I found out about imdbnator.com - it's a nifty little website that reads a folder containing movie files, parses them, and presents a neat index of movie metadata from IMDb. That's exactly what HDD-indexer aims to do. Or does. Whatever.
The point is, it's great that such a tool exists out there, doesn't require any form of installation, and serves up a pretty list of movies on disk. It even involves movie posters! As of now, HDD-indexer has only the basic movie metadata such as title, release date, and a few ratings. I do plan to eventually add more fields to it, but I think those are secondary compared to finishing all the modules first.
Being aware of imdbnator.com has given me new aims and goals as to what I want to do with HDD-indexer.
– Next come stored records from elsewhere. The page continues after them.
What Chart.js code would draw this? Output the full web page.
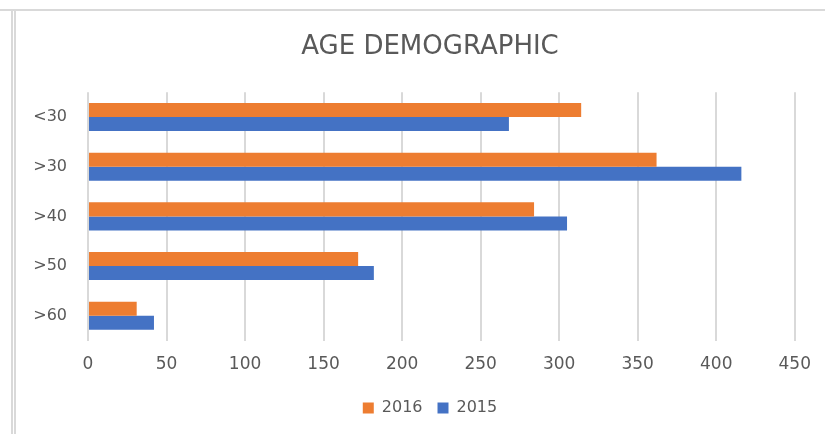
<!DOCTYPE html>
<html>
<head>
<meta charset="utf-8">
<script src="https://cdn.jsdelivr.net/npm/chart.js@4/dist/chart.umd.min.js"></script>
<style>
  html, body { margin: 0; padding: 0; background: #ffffff; }
  #wrap { width: 825px; height: 434px; }
</style>
</head>
<body>
<div id="wrap"><canvas id="c" width="825" height="434"></canvas></div>
<script>
const categories = ['<30', '>30', '>40', '>50', '>60'];
const seriesNames = ['2016', '2015'];
const values2016 = [314, 362, 284, 172, 31];
const values2015 = [268, 416, 305, 182, 42];
const xTicks = [0, 50, 100, 150, 200, 250, 300, 350, 400, 450];

const FONT = "'DejaVu Sans', sans-serif";
const TEXT = '#595959';
const GRID = '#d9d9d9';

const framePlugin = {
  id: 'frame',
  afterLayout(chart) {
    const ys = chart.scales.y;
    if (ys) { ys._computeLabelArea = function () { return undefined; }; }
  },
  beforeDraw(chart) {
    const ctx = chart.ctx;
    ctx.save();
    ctx.fillStyle = '#ffffff';
    ctx.fillRect(0, 0, chart.width, chart.height);
    ctx.strokeStyle = GRID;
    ctx.lineWidth = 2;
    ctx.beginPath();
    ctx.moveTo(0, 10); ctx.lineTo(chart.width, 10);
    ctx.moveTo(12, 10); ctx.lineTo(12, chart.height);
    ctx.moveTo(15, 10); ctx.lineTo(15, chart.height);
    ctx.stroke();
    ctx.restore();
  }
};

new Chart(document.getElementById('c'), {
  type: 'bar',
  data: {
    labels: categories,
    datasets: [
      { label: seriesNames[0], data: values2016, backgroundColor: '#ED7D31', borderWidth: 0 },
      { label: seriesNames[1], data: values2015, backgroundColor: '#4472C4', borderWidth: 0 }
    ]
  },
  options: {
    indexAxis: 'y',
    responsive: false,
    animation: false,
    devicePixelRatio: 1,
    layout: { padding: { left: 64, right: 29, top: 0, bottom: 8 } },
    datasets: { bar: { categoryPercentage: 0.565, barPercentage: 1.0 } },
    plugins: {
      title: {
        display: true,
        text: 'AGE DEMOGRAPHIC',
        color: TEXT,
        font: { family: FONT, size: 26, weight: 'normal' },
        padding: { top: 32, bottom: 29 }
      },
      legend: {
        display: true,
        position: 'bottom',
        labels: {
          color: TEXT,
          font: { family: FONT, size: 16 },
          boxWidth: 11,
          boxHeight: 11,
          padding: 15
        }
      },
      tooltip: { enabled: false }
    },
    scales: {
      x: {
        min: 0,
        max: 450,
        afterBuildTicks(axis) { axis.ticks = xTicks.map(v => ({ value: v })); },
        afterFit(axis) { axis.height = axis.height - 4; },
        grid: { color: GRID, lineWidth: 2, drawTicks: false },
        border: { display: false },
        ticks: { color: TEXT, font: { family: FONT, size: 17 }, padding: 14 }
      },
      y: {
        grid: { display: false, drawTicks: false },
        border: { display: false },
        afterFit(axis) { axis.width = 24; },
        ticks: { color: TEXT, font: { family: FONT, size: 16 }, padding: 21 }
      }
    }
  },
  plugins: [framePlugin]
});
</script>
</body>
</html>
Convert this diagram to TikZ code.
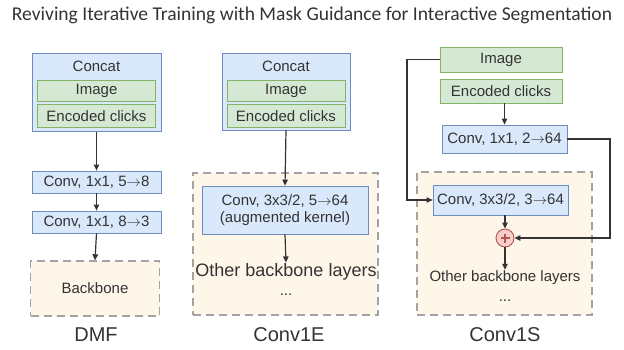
\documentclass[tikz,border=0pt]{standalone}
\usepackage{fontspec}
\setmainfont{Liberation Sans}
\newfontfamily\titlefont{Carlito}
\usetikzlibrary{arrows.meta}
\definecolor{bfill}{HTML}{DAE8FC}
\definecolor{bdraw}{HTML}{6C8EBF}
\definecolor{gfill}{HTML}{D5E8D4}
\definecolor{gdraw}{HTML}{82B366}
\definecolor{dfill}{HTML}{FDF6E9}
\definecolor{ddraw}{HTML}{A3A3A3}
\definecolor{pfill}{HTML}{F8CECC}
\definecolor{pdraw}{HTML}{B85450}
\definecolor{txt}{HTML}{333333}
\newcommand{\rarr}{$\rightarrow$}
\begin{document}
\begin{tikzpicture}[x=1pt,y=-1pt,
  box/.style={rectangle, inner sep=0pt, line width=0.8pt, text=txt, font=\fontsize{15}{17}\selectfont},
  bluebox/.style={box, draw=bdraw, fill=bfill},
  greenbox/.style={box, draw=gdraw, fill=gfill},
  dashbox/.style={rectangle, draw=ddraw, fill=dfill, dash pattern=on 8pt off 5pt, line width=1.4pt, inner sep=0pt},
  conn/.style={draw=txt, line width=1.2pt, -{Triangle[length=6pt,width=5.5pt]}},
  plain/.style={text=txt, inner sep=1pt, font=\fontsize{15}{17}\selectfont},
  lbl/.style={text=txt, inner sep=0pt, font=\fontsize{20}{24}\selectfont}]
\useasboundingbox (0,0) rectangle (624,350);

\node[text=txt, inner sep=0pt] (title) at (312,15) {\titlefont\resizebox{600pt}{!}{Reviving Iterative Training with Mask Guidance for Interactive Segmentation}};

% ---------------- DMF
\node[bluebox, minimum width=129pt, minimum height=78pt] (concatD) at (96.5,92.5) {};
\node[plain] (concatDt) at (96.5,66) {Concat};
\node[greenbox, minimum width=118pt, minimum height=21pt] (imgD) at (96.5,91) {Image};
\node[greenbox, minimum width=118pt, minimum height=23pt] (encD) at (96.5,116) {Encoded clicks};
\node[bluebox, minimum width=129pt, minimum height=22pt] (conv1D) at (96.5,182) {Conv, 1x1, 5\rarr8};
\node[bluebox, minimum width=129pt, minimum height=22pt] (conv2D) at (96.5,222) {Conv, 1x1, 8\rarr3};
\node[dashbox, minimum width=129pt, minimum height=55pt, text=txt, font=\fontsize{15}{17}\selectfont] (backD) at (95,288.5) {Backbone};
\node[lbl] (labD) at (96,335) {DMF};
\draw[conn] (concatD.south) -- (conv1D.north);
\draw[conn] (conv1D.south) -- (conv2D.north);
\draw[conn] (conv2D.south) -- (backD.north);

% ---------------- Conv1E
\node[bluebox, minimum width=128pt, minimum height=77pt] (concatE) at (286,91.5) {};
\node[plain] (concatEt) at (286,66) {Concat};
\node[greenbox, minimum width=118pt, minimum height=21pt] (imgE) at (286,91) {Image};
\node[greenbox, minimum width=118pt, minimum height=23pt] (encE) at (286,116) {Encoded clicks};
\node[dashbox, minimum width=185pt, minimum height=142pt] (dashE) at (285.5,244) {};
\node[bluebox, minimum width=166pt, minimum height=48pt, align=center] (convE) at (285,210) {Conv, 3x3/2, 5\rarr64\\(augmented kernel)};
\node[text=txt, inner sep=1pt, font=\fontsize{18}{20}\selectfont] (otherE) at (286,272) {Other backbone layers};
\node[plain] (dotsE) at (286,295) {...};
\node[lbl] (labE) at (289,335) {Conv1E};
\draw[conn] (concatE.south) -- (convE.north);
\draw[conn] (convE.south) -- (otherE.north);

% ---------------- Conv1S
\node[dashbox, minimum width=175pt, minimum height=143pt] (dashS) at (504.5,243.5) {};
\node[greenbox, minimum width=122pt, minimum height=25pt] (imgS) at (501,59.5) {Image};
\node[greenbox, minimum width=122pt, minimum height=24pt] (encS) at (501,91) {Encoded clicks};
\node[bluebox, minimum width=125pt, minimum height=28pt] (c11S) at (504.5,139) {Conv, 1x1, 2\rarr64};
\node[bluebox, minimum width=135pt, minimum height=30pt] (c33S) at (500.5,200) {Conv, 3x3/2, 3\rarr64};
\node[circle, draw=pdraw, fill=pfill, line width=0.9pt, minimum size=18pt, inner sep=0pt,
  path picture={\draw[pdraw, line width=1.3pt] ([xshift=-4.5pt]path picture bounding box.center) -- ([xshift=4.5pt]path picture bounding box.center)
  ([yshift=-4.5pt]path picture bounding box.center) -- ([yshift=4.5pt]path picture bounding box.center);}] (plus) at (505,238) {};
\node[plain] (otherS) at (505,278) {Other backbone layers};
\node[plain] (dotsS) at (505,301) {...};
\node[lbl] (labS) at (505,335) {Conv1S};
\coordinate (kL) at (407,59.5);
\coordinate (kR) at (610,139);
\draw[conn] (c11S.north |- encS.south) -- (c11S.north);
\draw[conn] (imgS.west) -- (kL) |- (c33S.west);
\draw[conn] (c11S.east) -- (kR) |- (plus.east);
\draw[conn] (plus.north |- c33S.south) -- (plus.north);
\draw[conn] (plus.south) -- (otherS.north);
\end{tikzpicture}
\end{document}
I emailed the developer, looking to collaborate or get some sort of help, but that didn't happen. The developer (great guy) informed me that he has no plans to open source his project any time soon. Upon persisting, he did give me a few tips, tricks, and things to think about.
Levenshtein distance - using this to get the most appropriate movie title based on filename. I had planned on using this anyhow. The idea came to me when I was looking at the output of the metadata_by_title functions that try to identify a movie based on its filename. It gave various options for titles, and some of them were way off the mark. I thought about using string similarity to get the closest match possible, and assign that as the identified movie. This search led me to the Levenshtein algorithm, which is the best candidate. It is fast, it is simple, and can be used directly on the database (SQL queries) if need be.
Offline database - here's where the tricky part comes in. As per the suggestion, having an offline copy of the database allows much faster search and resolutions. Sounds great, I know it works, and is a great model for static servers. But HDD-indexer is a portable utility that moves with the disk. So I need all that amount of data in a portable database that can be easily loaded into the program. SQLite struggles with huge amounts of data. So I'm in a pickle here as to how to go about it.
I only need the database for READ access, since I'm not going to change any information on it. All the writes and changes are going to be in another database, which will be the user's database. This read-only approach makes most sense because SQLite has a global write lock, which means it locks the entire database when writing. Not good for performance. Having a separate database with read-only access would allow concurrent multiple threads to access it without any problems. Only the primary keys referring to rows in this IMDb database could be saved in memory, and then later written to the user database in a single thread.
Integrating the database into Django seems to be possible. It supports multiple databases which are separate and can adhere to different models. It also supports a (great) tool called inspectdb, that creates models based on existing database schemas. So theoretically, I can construct the IMDb database, use inspectdb to create models for it, and use these in HDD-indexer. The only thing that is uncertain over here is the kind of performance it would return.
Integrating such an offline flow is great, because Internet over here still seems like a luxury rather than a commodity. How well this approach integrates with the online-metadata approach is something that I should be able to understand well as I develop this later on. For now, I'm more focused on the v0.3 release, which would introduce the Exporter and Organizer modules. I'm particularly excited about the Organizer, because it could (in theory) organize your entire movie collection like iTunes does with the help of metadata. For starters, there will be basic organization capabilities like release year and alphabetically. Later on, I plan to organize using complex conditions such as genre, series, and directors.